### Raw data
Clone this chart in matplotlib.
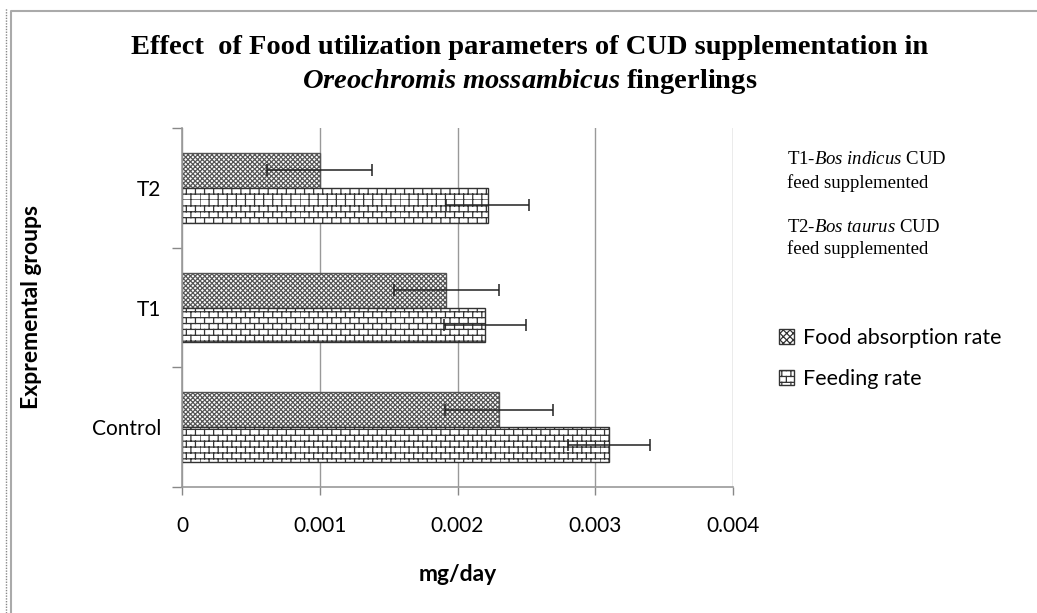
import warnings
import numpy as np
import matplotlib
matplotlib.use("Agg")
import matplotlib.pyplot as plt
from matplotlib import hatch as mhatch
from matplotlib.path import Path
from matplotlib.patches import Patch
from matplotlib.lines import Line2D

warnings.filterwarnings("ignore")

groups = ["Control", "T1", "T2"]
absorption = [0.0023, 0.00192, 0.0010]
absorption_err = [0.00039, 0.00038, 0.00038]
feeding = [0.0031, 0.0022, 0.00222]
feeding_err = [0.0003, 0.0003, 0.0003]
xticks = [0, 0.001, 0.002, 0.003, 0.004]
xtick_labels = ["0", "0.001", "0.002", "0.003", "0.004"]


# brick hatch ('b'), matplotlib has none built in
class BrickHatch(mhatch.HatchPatternBase):
    def __init__(self, hatch, density):
        self.rows = 17 if "b" in hatch else 0
        self.cols = 11
        self.num_vertices = self.rows * (2 + 2 * self.cols)

    def set_vertices_and_codes(self, vertices, codes):
        k = 0
        for i in range(self.rows):
            y0 = i / self.rows
            y1 = (i + 1) / self.rows
            vertices[k] = [0, y0]
            vertices[k + 1] = [1, y0]
            codes[k] = Path.MOVETO
            codes[k + 1] = Path.LINETO
            k += 2
            off = 0.5 / self.cols if i % 2 else 0
            for j in range(self.cols):
                x = j / self.cols + off
                vertices[k] = [x, y0]
                vertices[k + 1] = [x, y1]
                codes[k] = Path.MOVETO
                codes[k + 1] = Path.LINETO
                k += 2


mhatch._hatch_types.append(BrickHatch)

plt.rcParams["mathtext.fontset"] = "custom"
plt.rcParams["mathtext.rm"] = "Liberation Serif"
plt.rcParams["mathtext.it"] = "Liberation Serif:italic"
plt.rcParams["mathtext.bf"] = "Liberation Serif:bold:italic"
plt.rcParams["hatch.linewidth"] = 0.9

sans = "Lato"
serif = "Liberation Serif"

fig = plt.figure(figsize=(10.37, 6.13), dpi=100)
ax = fig.add_axes([182 / 1037, 1 - 487 / 613, (733 - 182) / 1037, (487 - 128) / 613])

y = np.arange(len(groups))
h = 0.29
ax.barh(y + h / 2, absorption, height=h, color="white", edgecolor="#555555",
        hatch="xxxxxxx", linewidth=1, zorder=2)
ax.barh(y - h / 2, feeding, height=h, color="white", edgecolor="#333333",
        hatch="b", linewidth=1, zorder=2)
ax.errorbar(absorption, y + h / 2, xerr=absorption_err, fmt="none",
            ecolor="#222222", elinewidth=1.1, capsize=4, capthick=1.1, zorder=3)
ax.errorbar(feeding, y - h / 2, xerr=feeding_err, fmt="none",
            ecolor="#222222", elinewidth=1.1, capsize=4, capthick=1.1, zorder=3)

ax.set_xlim(0, 0.004)
ax.set_ylim(-0.5, 2.5)
ax.set_xticks(xticks)
ax.set_xticklabels(xtick_labels, fontsize=15, family=sans)
ax.set_yticks(y)
ax.set_yticklabels(groups, fontsize=15, family=sans)
ax.set_yticks(np.arange(-0.5, 3, 1), minor=True)
ax.tick_params(axis="y", which="major", length=0, pad=15)
ax.tick_params(axis="y", which="minor", length=7, color="#888888", width=1)
ax.tick_params(axis="x", length=6, color="#888888", width=1, pad=15)
ax.grid(axis="x", color="#999999", linewidth=1, zorder=0)
ax.set_axisbelow(True)
for s in ["top", "right"]:
    ax.spines[s].set_visible(False)
for s in ["left", "bottom"]:
    ax.spines[s].set_color("#999999")
    ax.spines[s].set_linewidth(1.2)

ax.set_xlabel("mg/day", fontsize=16.5, family=sans, fontweight="bold", labelpad=20)
fig.text(32 / 1037, 1 - 307 / 613, "Expremental groups", rotation=90,
         ha="center", va="center", fontsize=16.5, family=sans, fontweight="bold")

fig.text(530 / 1037, 1 - 47 / 613,
         "Effect  of Food utilization parameters of CUD supplementation in",
         ha="center", va="center", fontsize=20.5, family=serif, fontweight="bold")
fig.text(530 / 1037, 1 - 82 / 613,
         r"$\mathbf{Oreochromis\ mossambicus}$ fingerlings",
         ha="center", va="center", fontsize=20.5, family=serif, fontweight="bold")

fig.text(787 / 1037, 1 - 160 / 613, r"T1-$\mathit{Bos\ indicus}$ CUD",
         ha="left", va="center", fontsize=13.5, family=serif)
fig.text(787 / 1037, 1 - 183 / 613, "feed supplemented",
         ha="left", va="center", fontsize=13.5, family=serif)
fig.text(787 / 1037, 1 - 227 / 613, r"T2-$\mathit{Bos\ taurus}$ CUD",
         ha="left", va="center", fontsize=13.5, family=serif)
fig.text(787 / 1037, 1 - 249 / 613, "feed supplemented",
         ha="left", va="center", fontsize=13.5, family=serif)

handles = [Patch(facecolor="white", edgecolor="#333333", hatch="xxxxx"),
           Patch(facecolor="white", edgecolor="#333333", hatch="b")]
fig.legend(handles, ["Food absorption rate", "Feeding rate"],
           loc="upper left", bbox_to_anchor=(760 / 1037, 1 - 309 / 613),
           frameon=False, handlelength=0.7, handleheight=0.7,
           handletextpad=0.4, labelspacing=0.95,
           prop={"family": sans, "size": 15.5})

# outer frame like the screenshot
fig.add_artist(Line2D([11 / 1037, 11 / 1037, 1], [0, 1 - 11 / 613, 1 - 11 / 613],
                      transform=fig.transFigure, color="#aaaaaa", linewidth=1.5))
fig.add_artist(Line2D([6 / 1037, 6 / 1037], [0, 1 - 8 / 613],
                      transform=fig.transFigure, color="#888888", linewidth=1,
                      linestyle=(0, (1, 1))))

fig.savefig("out.png", dpi=100)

### Description of the task
All of the material above should be reproduced exactly, except the pictures.

### In response
Clone this chart in matplotlib.
import warnings
import numpy as np
import matplotlib
matplotlib.use("Agg")
import matplotlib.pyplot as plt
from matplotlib import hatch as mhatch
from matplotlib.path import Path
from matplotlib.patches import Patch
from matplotlib.lines import Line2D

warnings.filterwarnings("ignore")

groups = ["Control", "T1", "T2"]
absorption = [0.0023, 0.00192, 0.0010]
absorption_err = [0.00039, 0.00038, 0.00038]
feeding = [0.0031, 0.0022, 0.00222]
feeding_err = [0.0003, 0.0003, 0.0003]
xticks = [0, 0.001, 0.002, 0.003, 0.004]
xtick_labels = ["0", "0.001", "0.002", "0.003", "0.004"]


# brick hatch ('b'), matplotlib has none built in
class BrickHatch(mhatch.HatchPatternBase):
    def __init__(self, hatch, density):
        self.rows = 17 if "b" in hatch else 0
        self.cols = 11
        self.num_vertices = self.rows * (2 + 2 * self.cols)

    def set_vertices_and_codes(self, vertices, codes):
        k = 0
        for i in range(self.rows):
            y0 = i / self.rows
            y1 = (i + 1) / self.rows
            vertices[k] = [0, y0]
            vertices[k + 1] = [1, y0]
            codes[k] = Path.MOVETO
            codes[k + 1] = Path.LINETO
            k += 2
            off = 0.5 / self.cols if i % 2 else 0
            for j in range(self.cols):
                x = j / self.cols + off
                vertices[k] = [x, y0]
                vertices[k + 1] = [x, y1]
                codes[k] = Path.MOVETO
                codes[k + 1] = Path.LINETO
                k += 2


mhatch._hatch_types.append(BrickHatch)

plt.rcParams["mathtext.fontset"] = "custom"
plt.rcParams["mathtext.rm"] = "Liberation Serif"
plt.rcParams["mathtext.it"] = "Liberation Serif:italic"
plt.rcParams["mathtext.bf"] = "Liberation Serif:bold:italic"
plt.rcParams["hatch.linewidth"] = 0.9

sans = "Lato"
serif = "Liberation Serif"

fig = plt.figure(figsize=(10.37, 6.13), dpi=100)
ax = fig.add_axes([182 / 1037, 1 - 487 / 613, (733 - 182) / 1037, (487 - 128) / 613])

y = np.arange(len(groups))
h = 0.29
ax.barh(y + h / 2, absorption, height=h, color="white", edgecolor="#555555",
        hatch="xxxxxxx", linewidth=1, zorder=2)
ax.barh(y - h / 2, feeding, height=h, color="white", edgecolor="#333333",
        hatch="b", linewidth=1, zorder=2)
ax.errorbar(absorption, y + h / 2, xerr=absorption_err, fmt="none",
            ecolor="#222222", elinewidth=1.1, capsize=4, capthick=1.1, zorder=3)
ax.errorbar(feeding, y - h / 2, xerr=feeding_err, fmt="none",
            ecolor="#222222", elinewidth=1.1, capsize=4, capthick=1.1, zorder=3)

ax.set_xlim(0, 0.004)
ax.set_ylim(-0.5, 2.5)
ax.set_xticks(xticks)
ax.set_xticklabels(xtick_labels, fontsize=15, family=sans)
ax.set_yticks(y)
ax.set_yticklabels(groups, fontsize=15, family=sans)
ax.set_yticks(np.arange(-0.5, 3, 1), minor=True)
ax.tick_params(axis="y", which="major", length=0, pad=15)
ax.tick_params(axis="y", which="minor", length=7, color="#888888", width=1)
ax.tick_params(axis="x", length=6, color="#888888", width=1, pad=15)
ax.grid(axis="x", color="#999999", linewidth=1, zorder=0)
ax.set_axisbelow(True)
for s in ["top", "right"]:
    ax.spines[s].set_visible(False)
for s in ["left", "bottom"]:
    ax.spines[s].set_color("#999999")
    ax.spines[s].set_linewidth(1.2)

ax.set_xlabel("mg/day", fontsize=16.5, family=sans, fontweight="bold", labelpad=20)
fig.text(32 / 1037, 1 - 307 / 613, "Expremental groups", rotation=90,
         ha="center", va="center", fontsize=16.5, family=sans, fontweight="bold")

fig.text(530 / 1037, 1 - 47 / 613,
         "Effect  of Food utilization parameters of CUD supplementation in",
         ha="center", va="center", fontsize=20.5, family=serif, fontweight="bold")
fig.text(530 / 1037, 1 - 82 / 613,
         r"$\mathbf{Oreochromis\ mossambicus}$ fingerlings",
         ha="center", va="center", fontsize=20.5, family=serif, fontweight="bold")

fig.text(787 / 1037, 1 - 160 / 613, r"T1-$\mathit{Bos\ indicus}$ CUD",
         ha="left", va="center", fontsize=13.5, family=serif)
fig.text(787 / 1037, 1 - 183 / 613, "feed supplemented",
         ha="left", va="center", fontsize=13.5, family=serif)
fig.text(787 / 1037, 1 - 227 / 613, r"T2-$\mathit{Bos\ taurus}$ CUD",
         ha="left", va="center", fontsize=13.5, family=serif)
fig.text(787 / 1037, 1 - 249 / 613, "feed supplemented",
         ha="left", va="center", fontsize=13.5, family=serif)

handles = [Patch(facecolor="white", edgecolor="#333333", hatch="xxxxx"),
           Patch(facecolor="white", edgecolor="#333333", hatch="b")]
fig.legend(handles, ["Food absorption rate", "Feeding rate"],
           loc="upper left", bbox_to_anchor=(760 / 1037, 1 - 309 / 613),
           frameon=False, handlelength=0.7, handleheight=0.7,
           handletextpad=0.4, labelspacing=0.95,
           prop={"family": sans, "size": 15.5})

# outer frame like the screenshot
fig.add_artist(Line2D([11 / 1037, 11 / 1037, 1], [0, 1 - 11 / 613, 1 - 11 / 613],
                      transform=fig.transFigure, color="#aaaaaa", linewidth=1.5))
fig.add_artist(Line2D([6 / 1037, 6 / 1037], [0, 1 - 8 / 613],
                      transform=fig.transFigure, color="#888888", linewidth=1,
                      linestyle=(0, (1, 1))))

fig.savefig("out.png", dpi=100)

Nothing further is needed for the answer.